Last Saturday (October 12), we had another, much smaller gathering at the farm. Apples in the taste test were Colonel’s Kernal, Dyer, Haralson, Holstein, Red Canada, Rubinette, Smokehouse, Spigold, Tolman Sweet, and Westfield Seek No Further. Too few participants completed the rating sheets for me to list numbers, but there was a lively discussion about the varieties.
Rubinette was everyone’s favorite. I was tasting it for the first time, too. I had saved it out after picking because we only one apple – the first and only from our tree planted in 2022. Full of excellent flavor.

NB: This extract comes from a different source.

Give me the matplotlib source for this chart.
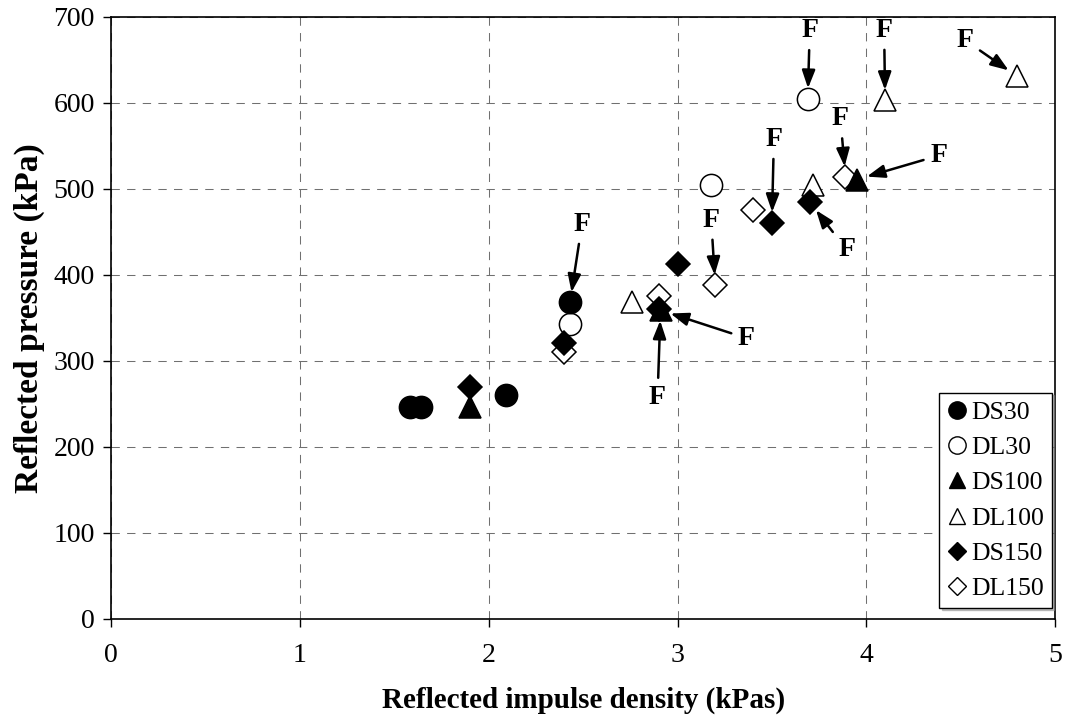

Colonel’s Kernel might be called the second favorite, since it was the most commented on. Because it was such pleasant eating, folks were surprised that Colonel’s Kernel was another tree from our woods where there once was an orchard. It seems almost certainly to be a named variety, but I’ve not been able to identify it. The fruits are very large, have an often dull red over yellow, have a nicely balanced flavor on the sweet side, and are crisp without a hard crunch. In other words, it is like many popular varieties from an earlier era. Its name is an homage to my wife and her father, who was a colonel.
Dyer, Westfield, and Spigold were also especially liked.
Smokehouse had its advocates, but high praise wasn’t universal.
No one had much to say about Red Canada or Haralson, but they were generally liked.
Tolman got similar reactions as it has gotten before. Sweet but otherwise of little flavor.
The Holstein was a spitter. I’m a slow learner, since our Holsteins have never tasted right. I’m finally more than suspecting that I was not sent the right tree when I bought it from South Meadow – a nursery not recommended for a variety of reasons. Something like confirmation came this year when two Tompkins King trees we got from there at the same time finally bore for the first time. They both bore yellow apples that look nothing like the fruits from our Tompkins King that died or are grown by Kingtown Orchard, an old enterprise that is just outside of Tompkins County.